---------- DATASET EXCERPTS ----------

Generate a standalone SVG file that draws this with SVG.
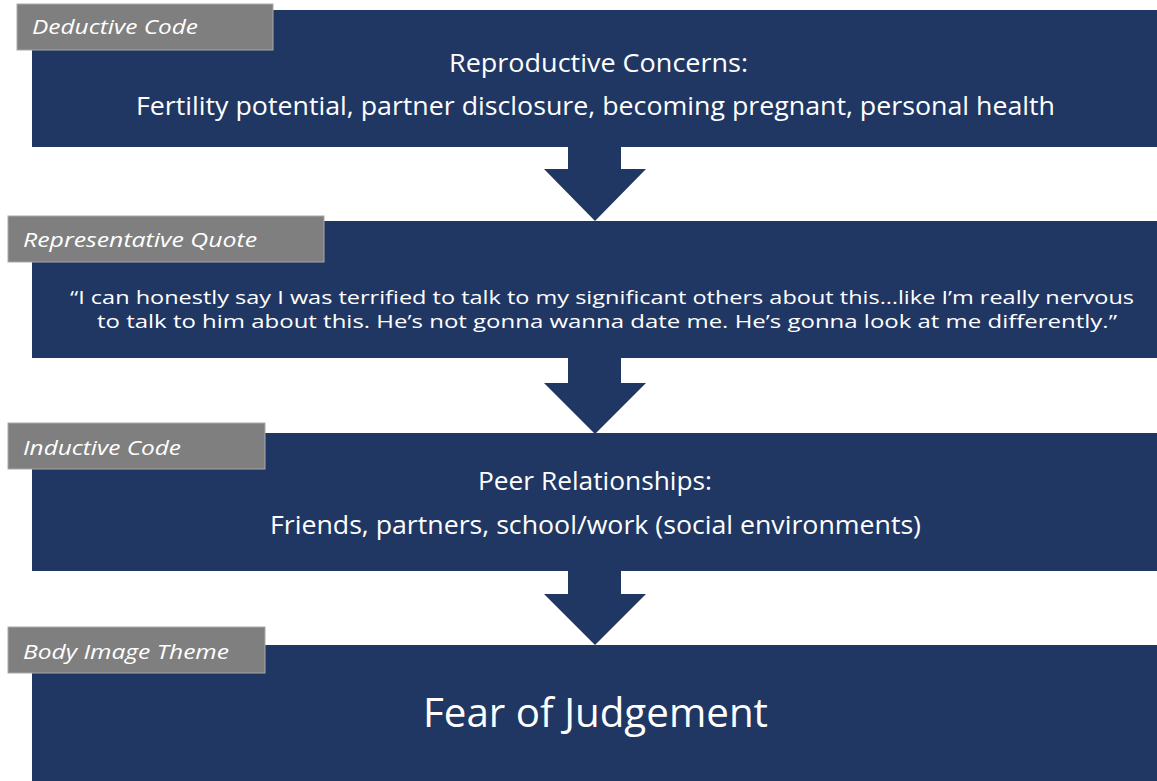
<svg xmlns="http://www.w3.org/2000/svg" width="1157" height="781" viewBox="0 0 1157 781">
  <style>
    .box { fill: #203764; }
    .tab { fill: #7f7f7f; stroke: #a9a9a9; stroke-width: 1; }
    .arrow { fill: #203764; }
    .tabtxt { fill: #ffffff; font-family: "Open Sans", "Liberation Sans", sans-serif; font-style: italic; font-size: 20px; }
    .txt { fill: #ffffff; font-family: "Open Sans", "Liberation Sans", sans-serif; }
    .head { font-size: 25px; }
    .body { font-size: 25px; }
    .quote { font-size: 19px; }
    .theme { font-size: 40px; }
  </style>

  <rect width="1157" height="781" fill="#ffffff"/>

  <!-- connectors: block arrows between stages -->
  <g id="connectors">
    <polygon class="arrow" points="568,146 621,146 621,169 646,169 595,221 544,169 568,169"/>
    <polygon class="arrow" points="568,357 621,357 621,383 646,383 595,434 544,383 568,383"/>
    <polygon class="arrow" points="568,570 621,570 621,594 646,594 595,645 544,594 568,594"/>
  </g>

  <g id="deductive-code">
    <rect class="box" x="32" y="10" width="1125" height="137"/>
    <rect class="tab" x="17" y="4" width="256" height="46"/>
    <text class="tabtxt" x="32" y="34" textLength="166" lengthAdjust="spacingAndGlyphs">Deductive Code</text>
    <text class="txt head" x="449" y="72" textLength="299" lengthAdjust="spacingAndGlyphs">Reproductive Concerns:</text>
    <text class="txt body" x="136" y="115" textLength="919" lengthAdjust="spacingAndGlyphs">Fertility potential, partner disclosure, becoming pregnant, personal health</text>
  </g>

  <g id="representative-quote">
    <rect class="box" x="32" y="221" width="1125" height="137"/>
    <rect class="tab" x="8" y="216" width="316" height="46"/>
    <text class="tabtxt" x="23" y="247" textLength="234" lengthAdjust="spacingAndGlyphs">Representative Quote</text>
    <text class="txt quote" x="70" y="304" textLength="1064" lengthAdjust="spacingAndGlyphs">“I can honestly say I was terrified to talk to my significant others about this…like I’m really nervous</text>
    <text class="txt quote" x="97" y="328" textLength="1020" lengthAdjust="spacingAndGlyphs">to talk to him about this. He’s not gonna wanna date me. He’s gonna look at me differently.”</text>
  </g>

  <g id="inductive-code">
    <rect class="box" x="32" y="433" width="1125" height="138"/>
    <rect class="tab" x="8" y="423" width="257" height="46"/>
    <text class="tabtxt" x="23" y="455" textLength="158" lengthAdjust="spacingAndGlyphs">Inductive Code</text>
    <text class="txt head" x="478" y="490" textLength="234" lengthAdjust="spacingAndGlyphs">Peer Relationships:</text>
    <text class="txt body" x="270" y="534" textLength="651" lengthAdjust="spacingAndGlyphs">Friends, partners, school/work (social environments)</text>
  </g>

  <g id="body-image-theme">
    <rect class="box" x="32" y="645" width="1125" height="136"/>
    <rect class="tab" x="8" y="627" width="257" height="46"/>
    <text class="tabtxt" x="23" y="659" textLength="206" lengthAdjust="spacingAndGlyphs">Body Image Theme</text>
    <text class="txt theme" x="423" y="727" textLength="345" lengthAdjust="spacingAndGlyphs">Fear of Judgement</text>
  </g>
</svg>
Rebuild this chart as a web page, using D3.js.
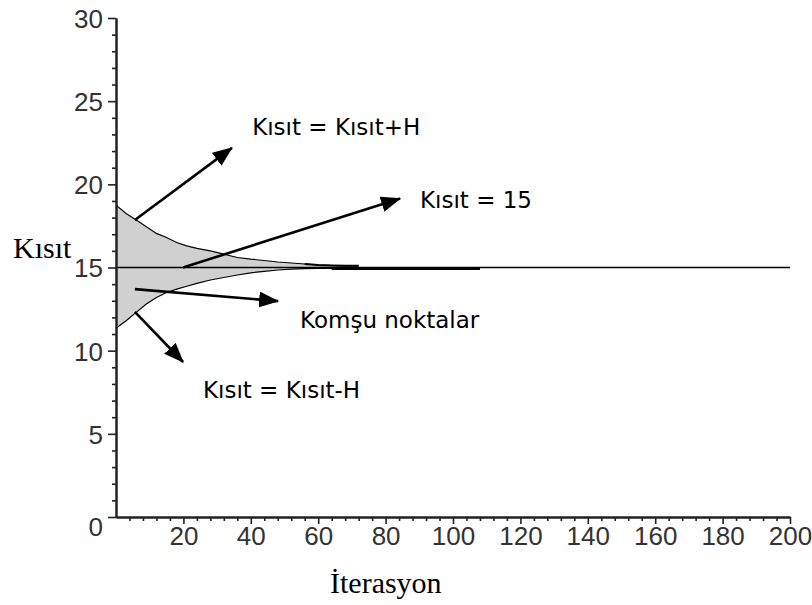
<!DOCTYPE html>
<html>
<head>
<meta charset="utf-8">
<script src="https://cdn.jsdelivr.net/npm/d3@7/dist/d3.min.js"></script>
<style>
  html, body { margin: 0; padding: 0; background: #fff; }
  svg { display: block; }
</style>
</head>
<body>
<svg id="chart" width="812" height="605"></svg>
<script>
// ---- data ----
const iterations = [0, 3, 6, 9, 12, 15, 18, 21, 24, 28, 32, 36, 40, 44, 48, 52, 56, 60, 64, 68, 72];
const upperBound = [18.75, 18.25, 17.85, 17.45, 17.05, 16.8, 16.5, 16.3, 16.15, 16.0, 15.8, 15.6, 15.5, 15.42, 15.33, 15.27, 15.21, 15.15, 15.12, 15.1, 15.1];
const lowerBound = [11.35, 11.8, 12.3, 12.8, 13.2, 13.5, 13.7, 13.87, 14.05, 14.25, 14.4, 14.55, 14.68, 14.77, 14.85, 14.9, 14.93, 14.94, 14.94, 14.93, 14.93];
const tailIterations = [64, 86, 108];
const lowerTail = [14.93, 14.93, 14.92];
const constraintValue = 15;
const xTicks = [20, 40, 60, 80, 100, 120, 140, 160, 180, 200];
const yTicks = [0, 5, 10, 15, 20, 25, 30];
const xTitle = "İterasyon";
const yTitle = "Kısıt";
// annotations in data units
const annotLabels = ["Kısıt = Kısıt+H", "Kısıt = 15", "Komşu noktalar", "Kısıt = Kısıt-H"];
const annotTextPos = [[40.4, 22.97], [90.2, 18.58], [54.6, 11.36], [25.8, 7.15]];
const arrowFrom = [[5.6, 17.86], [19.9, 15.0], [5.6, 13.7], [5.6, 12.33]];
const arrowTo = [[34.4, 22.19], [84.3, 19.15], [48.1, 12.98], [19.9, 9.32]];

// ---- layout ----
const svg = d3.select("#chart");
const x = d3.scaleLinear().domain([0, 200]).range([116, 790]);
const y = d3.scaleLinear().domain([0, 30]).range([517, 18]);

const tickFont = "'Liberation Sans', Arial, sans-serif";
const axisColor = "#222";

// band
const band = iterations.map((it, i) => ({ it, up: upperBound[i], lo: lowerBound[i] }));
svg.append("path")
  .datum(band)
  .attr("fill", "#d0d0d0")
  .attr("d", d3.area().x(d => x(d.it)).y0(d => y(d.lo)).y1(d => y(d.up)));

svg.append("path")
  .datum(band)
  .attr("fill", "none").attr("stroke", "#000").attr("stroke-width", 1.2)
  .attr("d", d3.line().x(d => x(d.it)).y(d => y(d.up)));
svg.append("path")
  .datum(band)
  .attr("fill", "none").attr("stroke", "#000").attr("stroke-width", 1.2)
  .attr("d", d3.line().x(d => x(d.it)).y(d => y(d.lo)));

// lower tail (collapsed neighbours)
svg.append("path")
  .datum(tailIterations.map((it, i) => ({ it, v: lowerTail[i] })))
  .attr("fill", "none").attr("stroke", "#000").attr("stroke-width", 2.5)
  .attr("d", d3.line().x(d => x(d.it)).y(d => y(d.v)));
// upper thick part near convergence
svg.append("path")
  .datum(band.filter(d => d.it >= 56))
  .attr("fill", "none").attr("stroke", "#000").attr("stroke-width", 2)
  .attr("d", d3.line().x(d => x(d.it)).y(d => y(d.up)));

// constraint line
svg.append("line")
  .attr("x1", x(0)).attr("x2", x(200))
  .attr("y1", y(constraintValue)).attr("y2", y(constraintValue))
  .attr("stroke", "#000").attr("stroke-width", 1.3);

// ---- axes ----
const yMinor = d3.range(0, 31, 1).filter(v => v % 5 !== 0);
const xMinor = d3.range(0, 201, 4).filter(v => v % 20 !== 0);

function styleAxis(g) {
  g.selectAll("path.domain").attr("stroke", axisColor).attr("stroke-width", 2);
  g.selectAll(".tick line").attr("stroke", axisColor).attr("stroke-width", 1.6);
}

const gyMinor = svg.append("g").attr("transform", `translate(${x(0)},0)`)
  .call(d3.axisLeft(y).tickValues(yMinor).tickSize(4).tickFormat("").tickSizeOuter(0));
styleAxis(gyMinor);
const gy = svg.append("g").attr("transform", `translate(${x(0)},0)`)
  .call(d3.axisLeft(y).tickValues(yTicks).tickSize(8).tickPadding(5).tickSizeOuter(0));
styleAxis(gy);
gy.selectAll(".tick text")
  .attr("font-family", tickFont).attr("font-size", 26).attr("fill", "#333")
  .attr("dy", d => d === 0 ? "0.72em" : "0.36em");

const gxMinor = svg.append("g").attr("transform", `translate(0,${y(0)})`)
  .call(d3.axisBottom(x).tickValues(xMinor).tickSize(4).tickFormat("").tickSizeOuter(0));
styleAxis(gxMinor);
const gx = svg.append("g").attr("transform", `translate(0,${y(0)})`)
  .call(d3.axisBottom(x).tickValues(xTicks).tickSize(7).tickPadding(3).tickSizeOuter(0));
styleAxis(gx);
gx.selectAll(".tick text")
  .attr("font-family", tickFont).attr("font-size", 26).attr("fill", "#333");

// titles
svg.append("text")
  .attr("x", 13).attr("y", 258)
  .attr("font-family", "'Liberation Serif', 'Times New Roman', serif")
  .attr("font-size", 30).attr("fill", "#000")
  .text(yTitle);
svg.append("text")
  .attr("x", 330).attr("y", 593)
  .attr("font-family", "'Liberation Serif', 'Times New Roman', serif")
  .attr("font-size", 30).attr("fill", "#000")
  .text(xTitle);

// ---- annotations ----
svg.append("defs").append("marker")
  .attr("id", "arrowhead")
  .attr("markerUnits", "userSpaceOnUse")
  .attr("viewBox", "0 0 20 16")
  .attr("markerWidth", 20).attr("markerHeight", 16)
  .attr("refX", 19).attr("refY", 8)
  .attr("orient", "auto")
  .append("path").attr("d", "M0,0 L20,8 L0,16 Z").attr("fill", "#000");

annotLabels.forEach((lbl, i) => {
  svg.append("line")
    .attr("x1", x(arrowFrom[i][0])).attr("y1", y(arrowFrom[i][1]))
    .attr("x2", x(arrowTo[i][0])).attr("y2", y(arrowTo[i][1]))
    .attr("stroke", "#000").attr("stroke-width", 2.6)
    .attr("marker-end", "url(#arrowhead)");
  svg.append("text")
    .attr("x", x(annotTextPos[i][0])).attr("y", y(annotTextPos[i][1]))
    .attr("font-family", "'DejaVu Sans', Verdana, sans-serif")
    .attr("font-size", 23).attr("fill", "#000")
    .text(lbl);
});
</script>
</body>
</html>
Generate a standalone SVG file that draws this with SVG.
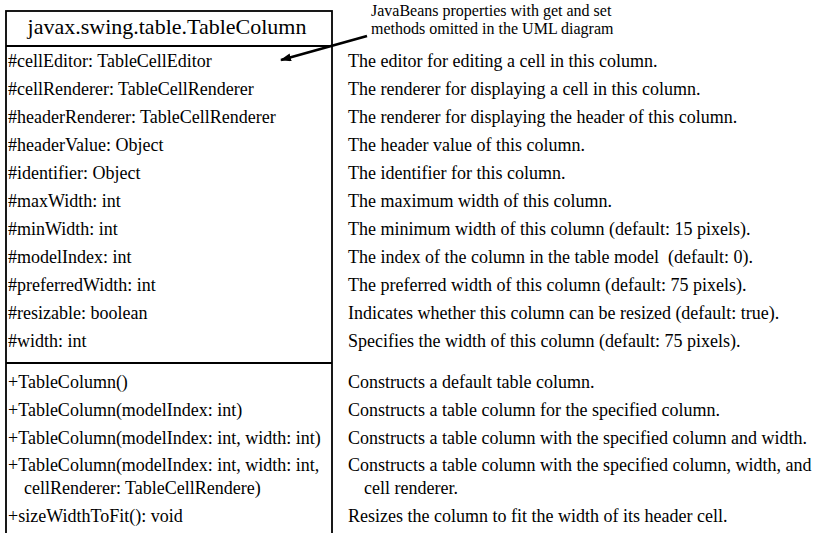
<svg xmlns="http://www.w3.org/2000/svg" width="816" height="533" viewBox="0 0 816 533">
<defs>
<style>
text{font-family:"Liberation Serif","Times New Roman",serif;fill:#000}
.t{font-size:22px}
.m{font-size:18px}
.n{font-size:16px}
.box{fill:#fff;stroke:#000;stroke-width:1.8}
.ln{stroke:#000;stroke-width:1.8}
</style>
<marker id="ah" markerWidth="11" markerHeight="8" refX="10" refY="4" orient="auto" markerUnits="userSpaceOnUse">
<path d="M0,0 L11,4 L0,8 z" fill="#000"/>
</marker>
</defs>
<rect width="816" height="533" fill="#fff"/>
<g id="class-TableColumn">
<rect class="box" x="6" y="11" width="326" height="530"/>
<line class="ln" x1="6" y1="46" x2="332" y2="46"/>
<line class="ln" x1="6" y1="363" x2="332" y2="363"/>
<text class="t" x="167" y="34" text-anchor="middle">javax.swing.table.TableColumn</text>
<g class="m">
<text x="8" y="67">#cellEditor: TableCellEditor</text>
<text x="8" y="95">#cellRenderer: TableCellRenderer</text>
<text x="8" y="123">#headerRenderer: TableCellRenderer</text>
<text x="8" y="151">#headerValue: Object</text>
<text x="8" y="179">#identifier: Object</text>
<text x="8" y="207">#maxWidth: int</text>
<text x="8" y="235">#minWidth: int</text>
<text x="8" y="263">#modelIndex: int</text>
<text x="8" y="291">#preferredWidth: int</text>
<text x="8" y="319">#resizable: boolean</text>
<text x="8" y="347">#width: int</text>
<text x="8" y="388">+TableColumn()</text>
<text x="8" y="416">+TableColumn(modelIndex: int)</text>
<text x="8" y="444">+TableColumn(modelIndex: int, width: int)</text>
<text x="8" y="471">+TableColumn(modelIndex: int, width: int,</text>
<text x="24" y="494">cellRenderer: TableCellRendere)</text>
<text x="8" y="522">+sizeWidthToFit(): void</text>
</g>
</g>
<g id="descriptions" class="m">
<text x="348" y="67">The editor for editing a cell in this column.</text>
<text x="348" y="95">The renderer for displaying a cell in this column.</text>
<text x="348" y="123">The renderer for displaying the header of this column.</text>
<text x="348" y="151">The header value of this column.</text>
<text x="348" y="179">The identifier for this column.</text>
<text x="348" y="207">The maximum width of this column.</text>
<text x="348" y="235">The minimum width of this column (default: 15 pixels).</text>
<text x="348" y="263" xml:space="preserve">The index of the column in the table model  (default: 0).</text>
<text x="348" y="291">The preferred width of this column (default: 75 pixels).</text>
<text x="348" y="319">Indicates whether this column can be resized (default: true).</text>
<text x="348" y="347">Specifies the width of this column (default: 75 pixels).</text>
<text x="348" y="388">Constructs a default table column.</text>
<text x="348" y="416">Constructs a table column for the specified column.</text>
<text x="348" y="444">Constructs a table column with the specified column and width.</text>
<text x="348" y="471">Constructs a table column with the specified column, width, and</text>
<text x="364" y="494">cell renderer.</text>
<text x="348" y="522">Resizes the column to fit the width of its header cell.</text>
</g>
<g id="note">
<text class="n" x="371" y="16">JavaBeans properties with get and set</text>
<text class="n" x="371" y="34">methods omitted in the UML diagram</text>
</g>
<g id="connectors">
<line x1="367" y1="36" x2="281" y2="60" stroke="#000" stroke-width="2.8" marker-end="url(#ah)"/>
</g>
</svg>
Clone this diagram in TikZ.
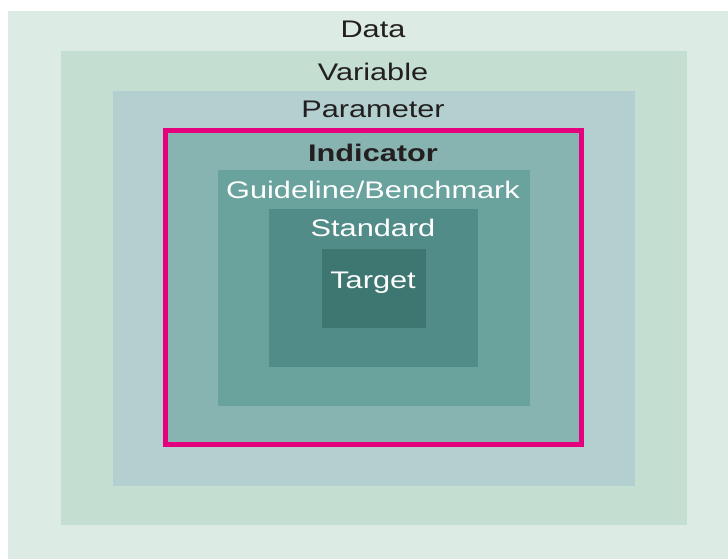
\documentclass[tikz,border=0pt]{standalone}
\usepackage{fontspec}
\setmainfont{Liberation Sans}
\usepackage{tikz}
\usetikzlibrary{calc}

\definecolor{datacol}{HTML}{DCEBE4}
\definecolor{varcol}{HTML}{C4DED1}
\definecolor{parcol}{HTML}{B3CFCF}
\definecolor{indcol}{HTML}{87B3B0}
\definecolor{guidecol}{HTML}{6AA29E}
\definecolor{stdcol}{HTML}{528C88}
\definecolor{tgtcol}{HTML}{3E7672}
\definecolor{framecol}{HTML}{E5007D}
\definecolor{darktext}{HTML}{231F20}

\tikzset{
    layer label/.style={anchor=base, inner sep=0pt, outer sep=0pt, xscale=1.28,
        font=\fontsize{24}{28}\selectfont, text=darktext},
    inner label/.style={layer label, text=white}
}

\begin{document}
\begin{tikzpicture}[x=1pt, y=-1pt]
    \useasboundingbox (0,0) rectangle (728,559);
    % nested layers
    \fill[datacol] (8,11) rectangle (728,559);
    \fill[varcol] (61,51) rectangle (687,525);
    \fill[parcol] (113,91) rectangle (635,486);
    \fill[indcol] (163,128) rectangle (584,447);
    \draw[framecol, line width=5pt] (165.5,130.5) rectangle (581.5,444.5);
    \fill[guidecol] (218,170) rectangle (530,406);
    \fill[stdcol] (269,209) rectangle (478,367);
    \fill[tgtcol] (322,249) rectangle (426,328);

    % labels
    \node[layer label] (data) at (373,38) {Data};
    \node[layer label] (variable) at (373,81) {Variable};
    \node[layer label] (parameter) at (373,118) {Parameter};
    \node[layer label, font=\fontsize{24}{28}\selectfont\bfseries] (indicator) at (373,161) {Indicator};
    \node[inner label] (guideline) at (373,198) {Guideline/Benchmark};
    \node[inner label] (standard) at (373,236) {Standard};
    \node[inner label] (target) at (373,288) {Target};
\end{tikzpicture}
\end{document}
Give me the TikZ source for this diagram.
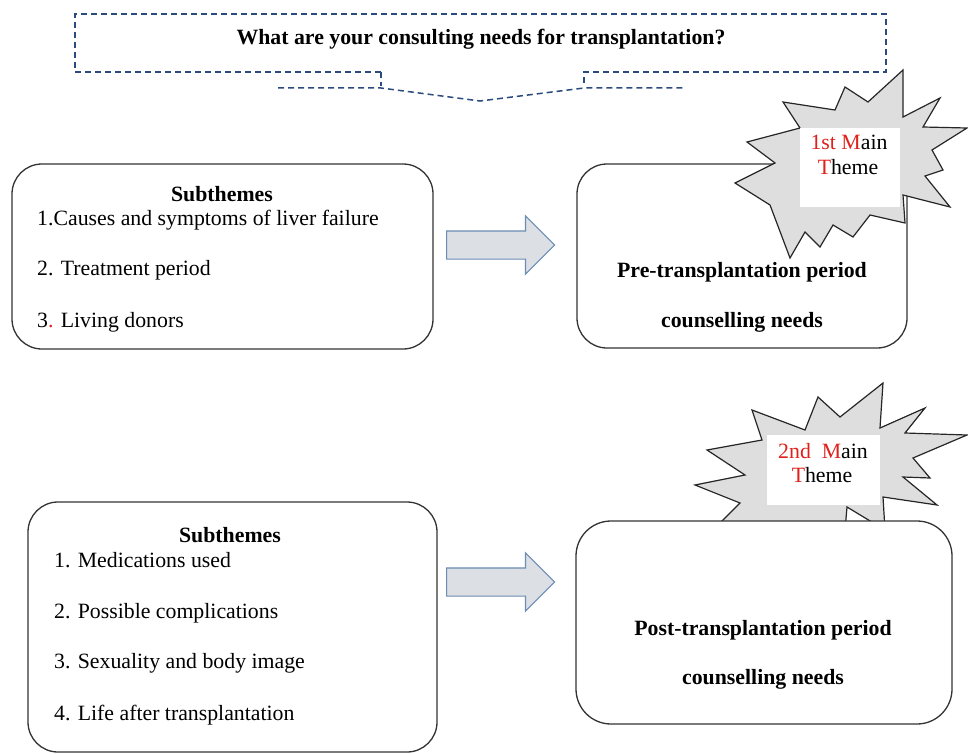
\documentclass[tikz,border=0pt]{standalone}
\usepackage{fontspec}
\setmainfont{Liberation Serif}
\usetikzlibrary{shapes.arrows}
\definecolor{navy}{HTML}{2B4A7E}
\definecolor{redt}{HTML}{E0201B}
\definecolor{starfill}{HTML}{DEDEDE}
\definecolor{arrowfill}{HTML}{DCDFE4}
\definecolor{arrowdraw}{HTML}{6B8DB5}
\begin{document}
\begin{tikzpicture}[x=1pt,y=-1pt, font=\fontsize{21.8}{26}\selectfont,
  box/.style={draw=black!80, line width=1.3pt, rounded corners=30pt, fill=white, inner sep=0pt},
  txt/.style={inner sep=0pt, anchor=base},
  hd/.style={inner sep=0pt, anchor=base, font=\fontsize{21.8}{26}\selectfont\bfseries},
  item/.style={inner sep=0pt, anchor=base west},
  blockarrow/.style={single arrow, draw=arrowdraw, fill=arrowfill, line width=1.2pt,
    minimum height=108pt, inner xsep=0pt, inner ysep=13.5pt, single arrow head extend=15pt},
  burst/.style={draw=black!85, line width=1.2pt, fill=starfill, line join=miter},
  callout/.style={draw=navy, line width=1.5pt, dash pattern=on 6pt off 4pt}]

\useasboundingbox (0,0) rectangle (968,754);

% top dashed callout
\draw[callout] (381,72) -- (75,72) -- (75,14) -- (886,14) -- (886,72) -- (584,72) -- (584,86);
\draw[callout] (381,72) -- (381,86);
\draw[callout] (278,88) -- (381,88) -- (480,101) -- (584,88) -- (684,88);
\node[hd] (title) at (481,45) {What are your consulting needs for transplantation?};

% first row
\node[box, minimum width=421pt, minimum height=185pt] (sub1) at (222.5,256.5) {};
\node[hd] (sub1h) at (222,201) {Subthemes};
\node[item] (sub1a) at (37,225) {1.Causes and symptoms of liver failure};
\node[item] (sub1b) at (37,275) {2. Treatment period};
\node[item] (sub1c) at (37,327) {3{\color{redt}.} Living donors};

\node[blockarrow, anchor=tail] (arr1) at (446,245) {};

\node[box, minimum width=330pt, minimum height=184pt] (pre) at (742,256) {};
\node[hd] (pre1) at (742,277) {Pre-transplantation period};
\node[hd] (pre2) at (742,327) {counselling needs};

\filldraw[burst] (903,70) -- (903,117) -- (940,98) -- (923,127) -- (967,128) -- (932,150)
  -- (943,170) -- (925,176) -- (950,207) -- (903,195) -- (905,223) -- (870,215) -- (853,237)
  -- (833,225) -- (820,247) -- (805,232) -- (790,258) -- (770,205) -- (735,183) -- (775,163)
  -- (747,142) -- (800,128) -- (783,102) -- (835,110) -- (845,87) -- (868,102) -- cycle;
\fill[white] (800,128) rectangle (900,207);
\node[txt] (th1a) at (849,150) {{\color{redt}1st M}ain};
\node[txt] (th1b) at (848,175) {{\color{redt}T}heme};

% second row
\node[box, minimum width=409pt, minimum height=250pt] (sub2) at (232.5,627) {};
\node[hd] (sub2h) at (230,542) {Subthemes};
\node[item] (sub2a) at (54,567) {1. Medications used};
\node[item] (sub2b) at (54,618) {2. Possible complications};
\node[item] (sub2c) at (54,668) {3. Sexuality and body image};
\node[item] (sub2d) at (54,720) {4. Life after transplantation};

\node[blockarrow, anchor=tail] (arr2) at (446,582) {};

\filldraw[burst] (883,383) -- (880,428) -- (925,408) -- (905,433) -- (967,435) -- (913,458)
  -- (930,478) -- (903,477) -- (937,505) -- (883,497) -- (885,530) -- (847,507) -- (845,530)
  -- (713,530) -- (740,503) -- (695,485) -- (745,475) -- (707,450) -- (762,440) -- (752,410)
  -- (805,430) -- (818,397) -- (840,417) -- cycle;
\fill[white] (767,435) rectangle (880,505);
\node[txt] (th2a) at (823,458) {{\color{redt}2nd}\ \ {\color{redt}M}ain};
\node[txt] (th2b) at (822,482) {{\color{redt}T}heme};

\node[box, minimum width=376pt, minimum height=203pt, rounded corners=35pt] (post) at (764,622.5) {};
\node[hd] (post1) at (763,635) {Post-transplantation period};
\node[hd] (post2) at (763,684) {counselling needs};
\end{tikzpicture}
\end{document}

----------

EXERCISE REQUIREMENTS: Extract each line holding the word "with" from the records.

REPLY:
Generate a standalone SVG file that draws this with SVG.
Generate a standalone SVG file that draws this with SVG.
<text x="348" y="444">Constructs a table column with the specified column and width.</text>
<text x="348" y="471">Constructs a table column with the specified column, width, and</text>
<text class="n" x="371" y="16">JavaBeans properties with get and set</text>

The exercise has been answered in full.